Data listing:
- - - - - - -
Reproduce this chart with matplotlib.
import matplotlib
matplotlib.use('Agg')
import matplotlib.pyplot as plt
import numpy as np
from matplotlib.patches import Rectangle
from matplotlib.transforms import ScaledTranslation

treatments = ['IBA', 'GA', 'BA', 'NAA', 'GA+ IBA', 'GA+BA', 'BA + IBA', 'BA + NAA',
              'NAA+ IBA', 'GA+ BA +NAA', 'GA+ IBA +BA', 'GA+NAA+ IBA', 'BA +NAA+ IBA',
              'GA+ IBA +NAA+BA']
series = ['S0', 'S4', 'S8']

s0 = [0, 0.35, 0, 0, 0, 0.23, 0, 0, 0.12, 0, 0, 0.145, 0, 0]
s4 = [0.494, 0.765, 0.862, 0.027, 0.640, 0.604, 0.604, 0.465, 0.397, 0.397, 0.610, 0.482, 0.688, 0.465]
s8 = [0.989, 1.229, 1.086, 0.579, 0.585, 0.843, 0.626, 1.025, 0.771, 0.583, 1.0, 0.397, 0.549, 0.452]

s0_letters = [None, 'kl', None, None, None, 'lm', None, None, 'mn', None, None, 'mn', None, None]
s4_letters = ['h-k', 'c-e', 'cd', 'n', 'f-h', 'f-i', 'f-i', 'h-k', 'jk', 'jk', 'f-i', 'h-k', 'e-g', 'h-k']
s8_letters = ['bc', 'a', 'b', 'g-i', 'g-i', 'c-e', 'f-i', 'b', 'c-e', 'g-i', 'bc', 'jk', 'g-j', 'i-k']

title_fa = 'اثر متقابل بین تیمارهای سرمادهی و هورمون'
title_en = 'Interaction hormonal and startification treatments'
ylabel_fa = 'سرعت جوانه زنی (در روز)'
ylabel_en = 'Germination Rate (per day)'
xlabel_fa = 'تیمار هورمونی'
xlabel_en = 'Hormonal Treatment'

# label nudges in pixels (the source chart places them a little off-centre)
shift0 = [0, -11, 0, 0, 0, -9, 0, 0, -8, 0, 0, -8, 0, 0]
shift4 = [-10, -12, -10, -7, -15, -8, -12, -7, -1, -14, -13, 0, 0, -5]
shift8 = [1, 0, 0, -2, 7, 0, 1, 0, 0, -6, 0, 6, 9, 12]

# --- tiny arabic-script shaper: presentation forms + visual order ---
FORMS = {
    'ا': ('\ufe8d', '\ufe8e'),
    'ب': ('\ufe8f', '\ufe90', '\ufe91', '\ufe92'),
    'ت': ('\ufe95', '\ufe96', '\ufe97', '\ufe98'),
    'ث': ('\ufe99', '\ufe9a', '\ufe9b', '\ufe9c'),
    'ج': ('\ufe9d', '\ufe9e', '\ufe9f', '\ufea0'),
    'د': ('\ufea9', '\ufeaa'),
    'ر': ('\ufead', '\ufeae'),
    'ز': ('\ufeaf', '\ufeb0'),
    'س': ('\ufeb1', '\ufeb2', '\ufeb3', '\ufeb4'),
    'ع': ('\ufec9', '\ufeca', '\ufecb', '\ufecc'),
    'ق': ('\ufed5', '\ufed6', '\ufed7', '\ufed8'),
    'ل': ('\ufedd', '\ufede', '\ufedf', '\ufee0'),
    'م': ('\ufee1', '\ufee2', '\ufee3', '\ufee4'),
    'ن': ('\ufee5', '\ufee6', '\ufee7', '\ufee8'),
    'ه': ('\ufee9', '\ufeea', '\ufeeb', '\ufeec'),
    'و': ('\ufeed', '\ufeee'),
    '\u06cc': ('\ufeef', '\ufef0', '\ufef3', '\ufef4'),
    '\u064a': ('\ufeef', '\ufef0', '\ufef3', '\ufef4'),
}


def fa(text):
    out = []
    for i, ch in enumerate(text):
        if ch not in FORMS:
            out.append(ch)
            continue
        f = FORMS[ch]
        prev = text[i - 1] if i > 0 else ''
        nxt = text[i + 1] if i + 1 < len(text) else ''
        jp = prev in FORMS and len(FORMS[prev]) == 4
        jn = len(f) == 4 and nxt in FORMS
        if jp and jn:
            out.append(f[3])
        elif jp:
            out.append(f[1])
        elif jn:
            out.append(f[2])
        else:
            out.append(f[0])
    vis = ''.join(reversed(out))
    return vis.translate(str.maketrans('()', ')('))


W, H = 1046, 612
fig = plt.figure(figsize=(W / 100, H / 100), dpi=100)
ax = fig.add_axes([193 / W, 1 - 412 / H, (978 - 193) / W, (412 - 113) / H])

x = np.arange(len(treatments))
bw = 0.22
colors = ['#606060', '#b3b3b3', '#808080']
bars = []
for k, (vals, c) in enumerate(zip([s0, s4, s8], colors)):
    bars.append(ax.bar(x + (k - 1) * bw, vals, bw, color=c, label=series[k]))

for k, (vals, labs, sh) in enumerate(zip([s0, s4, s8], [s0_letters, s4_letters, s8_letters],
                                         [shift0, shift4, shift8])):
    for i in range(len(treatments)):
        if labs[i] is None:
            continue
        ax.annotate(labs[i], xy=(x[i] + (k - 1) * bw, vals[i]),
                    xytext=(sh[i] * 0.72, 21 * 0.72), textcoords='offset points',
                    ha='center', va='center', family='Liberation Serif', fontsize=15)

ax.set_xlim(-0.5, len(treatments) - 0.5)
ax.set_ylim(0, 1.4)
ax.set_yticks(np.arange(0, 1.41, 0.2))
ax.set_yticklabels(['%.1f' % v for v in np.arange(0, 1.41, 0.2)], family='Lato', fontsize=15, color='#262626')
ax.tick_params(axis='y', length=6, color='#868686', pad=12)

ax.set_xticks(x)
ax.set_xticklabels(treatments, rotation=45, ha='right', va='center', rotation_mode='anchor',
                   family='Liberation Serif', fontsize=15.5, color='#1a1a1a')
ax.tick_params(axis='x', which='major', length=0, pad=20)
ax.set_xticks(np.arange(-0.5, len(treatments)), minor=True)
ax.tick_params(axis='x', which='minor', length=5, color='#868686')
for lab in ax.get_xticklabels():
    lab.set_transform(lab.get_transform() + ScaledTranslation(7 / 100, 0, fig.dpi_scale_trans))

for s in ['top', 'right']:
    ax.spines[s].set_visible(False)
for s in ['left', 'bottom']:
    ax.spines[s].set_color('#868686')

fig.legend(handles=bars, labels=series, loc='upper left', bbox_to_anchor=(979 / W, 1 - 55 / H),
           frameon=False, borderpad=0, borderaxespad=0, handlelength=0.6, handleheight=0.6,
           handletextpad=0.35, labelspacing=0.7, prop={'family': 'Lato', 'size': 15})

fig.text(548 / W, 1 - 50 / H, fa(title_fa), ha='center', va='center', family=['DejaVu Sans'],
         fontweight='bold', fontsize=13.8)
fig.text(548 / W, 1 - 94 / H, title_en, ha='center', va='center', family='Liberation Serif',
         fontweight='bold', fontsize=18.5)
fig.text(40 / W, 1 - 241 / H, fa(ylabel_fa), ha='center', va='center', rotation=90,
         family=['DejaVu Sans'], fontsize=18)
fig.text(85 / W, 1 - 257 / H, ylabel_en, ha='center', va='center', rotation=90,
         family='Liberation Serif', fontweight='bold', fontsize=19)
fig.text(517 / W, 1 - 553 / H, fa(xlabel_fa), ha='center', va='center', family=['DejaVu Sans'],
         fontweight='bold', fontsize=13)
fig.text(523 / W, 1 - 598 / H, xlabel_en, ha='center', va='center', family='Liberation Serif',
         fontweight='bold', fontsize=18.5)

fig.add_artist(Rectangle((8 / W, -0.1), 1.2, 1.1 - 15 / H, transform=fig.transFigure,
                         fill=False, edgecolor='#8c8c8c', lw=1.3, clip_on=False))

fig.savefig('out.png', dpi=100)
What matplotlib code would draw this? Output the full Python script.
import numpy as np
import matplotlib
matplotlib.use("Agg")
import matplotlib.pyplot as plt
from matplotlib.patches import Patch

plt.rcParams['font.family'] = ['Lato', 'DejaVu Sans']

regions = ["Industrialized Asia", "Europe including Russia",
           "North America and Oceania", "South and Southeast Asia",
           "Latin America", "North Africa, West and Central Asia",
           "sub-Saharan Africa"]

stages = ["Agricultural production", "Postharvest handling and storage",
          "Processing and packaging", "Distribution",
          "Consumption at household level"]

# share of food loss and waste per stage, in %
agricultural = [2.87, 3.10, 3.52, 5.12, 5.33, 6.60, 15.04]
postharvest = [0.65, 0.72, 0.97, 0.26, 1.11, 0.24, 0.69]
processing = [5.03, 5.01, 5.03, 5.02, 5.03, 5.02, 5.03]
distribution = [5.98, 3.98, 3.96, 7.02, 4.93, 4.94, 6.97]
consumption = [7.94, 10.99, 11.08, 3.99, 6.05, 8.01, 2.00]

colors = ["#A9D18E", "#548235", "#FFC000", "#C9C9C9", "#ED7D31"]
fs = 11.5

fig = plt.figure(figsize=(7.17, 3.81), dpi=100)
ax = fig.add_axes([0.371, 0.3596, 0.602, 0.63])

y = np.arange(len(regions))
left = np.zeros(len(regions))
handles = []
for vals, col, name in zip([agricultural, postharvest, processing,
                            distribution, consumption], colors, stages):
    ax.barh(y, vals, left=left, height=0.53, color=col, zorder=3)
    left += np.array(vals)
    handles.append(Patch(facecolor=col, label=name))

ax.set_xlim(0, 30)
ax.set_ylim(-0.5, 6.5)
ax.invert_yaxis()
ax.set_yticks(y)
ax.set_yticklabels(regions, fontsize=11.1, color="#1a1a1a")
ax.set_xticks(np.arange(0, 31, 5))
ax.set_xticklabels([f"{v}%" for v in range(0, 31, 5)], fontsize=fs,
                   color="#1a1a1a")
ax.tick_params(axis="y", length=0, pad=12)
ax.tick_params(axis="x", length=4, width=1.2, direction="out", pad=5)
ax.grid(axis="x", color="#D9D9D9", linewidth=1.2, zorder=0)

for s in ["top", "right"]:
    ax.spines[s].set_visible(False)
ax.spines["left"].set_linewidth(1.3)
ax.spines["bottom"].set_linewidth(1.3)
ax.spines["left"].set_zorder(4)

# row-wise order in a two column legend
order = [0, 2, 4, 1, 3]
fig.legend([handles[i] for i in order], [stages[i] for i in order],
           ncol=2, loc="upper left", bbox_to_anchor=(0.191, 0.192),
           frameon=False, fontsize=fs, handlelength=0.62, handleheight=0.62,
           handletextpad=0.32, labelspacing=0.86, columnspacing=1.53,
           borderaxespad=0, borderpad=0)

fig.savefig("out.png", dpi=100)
- - - - - - -
§ What is required:
Select every line in the records above that contains the word "chart".

§ Written solution:
Reproduce this chart with matplotlib.
# label nudges in pixels (the source chart places them a little off-centre)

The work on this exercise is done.